I hope they do it. I have been bored to death with film lately, and whether the end product worked or didn't, I am actually excited about the idea-- and I would love to see all the circus elements from the new staging brought into any film.
An imperfect Pippin adaption would be better than 2/3 of the movies released any given year- so let the film be made! But I do require that Ben Vereen at least gets a cameo.
I wouldn't be too concerned about the "movie" aspect ruining the theatricality of PIPPIN... don't forget, Pippin is a play within a play... so now it could be a play within a movie... all (or most) of the theatricality can stay in tact.
Hopefully they would show a little bit more background about the sadistic theatre troupe who performs PIPPIN... and even where they get the guy to play the role of Pippin (I always thought they should bring Pippin up from the audience rather than have him appear from backstage to make that concept clearer, but then again, Diane Paulus never asked for my opinion
Anyway, I think there would be a lot of good to come from a musical movie of PIPPIN...would love to see what they do!
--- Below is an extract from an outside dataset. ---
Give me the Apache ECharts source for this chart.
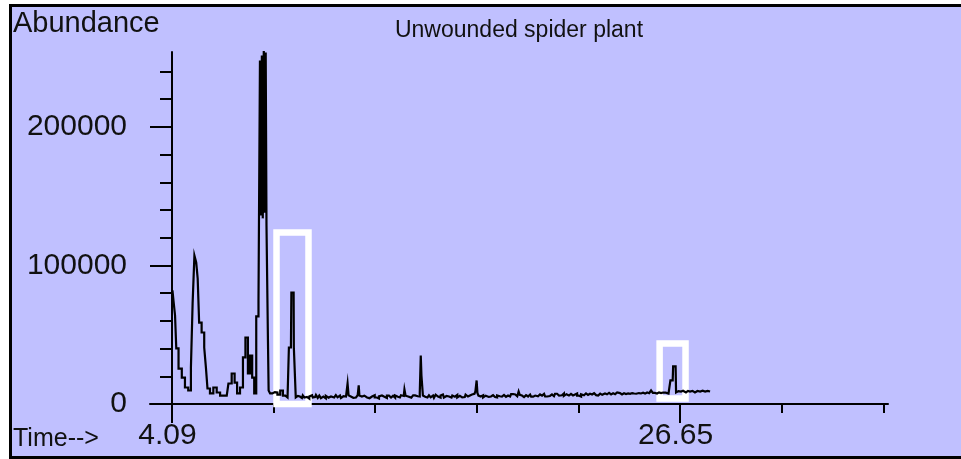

There was a screenplay floated around the last time it was announced the Weinsteins were interested in Pippin. It was very faithful to the Fosse version of the play, at times scarily so (not surprising; I remember hearing that Pippin was the first show they were taken to see on Broadway as kids and it was one of their inspirations for entering the entertainment world), and its central conceit was that a young man facing the same life decisions as the character of Pippin comes in to see the show, allowing us the opportunity to see the iconic "Magic to Do" opening scene as Fosse staged it originally, and then the Leading Player (who as I recall was specifically scripted to be female in this draft) pulls him out of the audience to "be" Pippin.
From there, they enter the world of the show (this is the part where the film "opens up" to actual settings), with lots of fantastical elements representing a heightened theatrical world. The best comparison I can make is Tim Burton's Big Fish, though it had skeins of Across the Universe to it as well.
Apparently, the scripted ending was a compromise between the original Fosse ending and the new "Theo ending" that has been a part of the show for some time now. Perhaps that's a bit of an inaccurate statement, as the original closing line that was the subject of dispute between Schwartz and Fosse was no longer there, but it's the easiest way to explain what it was. You can skip the specifics in parentheses below if you like.
(As I recall, Catherine asks Pippin if he feels like he's compromised, if he feels that he's a coward, to which he says no both times; when asked how he feels, he sings the "magic shows and miracles" verse, and the screenwriter seemed to be struggling with how to convey this, but during the verse, he realizes that though he'll never be completely sure if settling for "less" was the best idea, he knows he wants to be with her, and that's good enough for him; from there, it transitions to the "Theo ending.")
There wasn't much in terms of new material, except for one song for Charlemagne and Pippin that replaced "Welcome Home" called "Back in the Bosom" (I believe it was also titled "Back Home Again" or something like that at one point). It was very plot-related, probably wouldn't have even won the Best New Song Oscar, and was recently used in the Deaf West revival; some may recall I wondered where it was in the current revival, only to discover there was no song there. I guess Schwartz got tired of waiting to hear the result of the new material?
I look forward with interest to hearing what the screen version of Pippin will be like.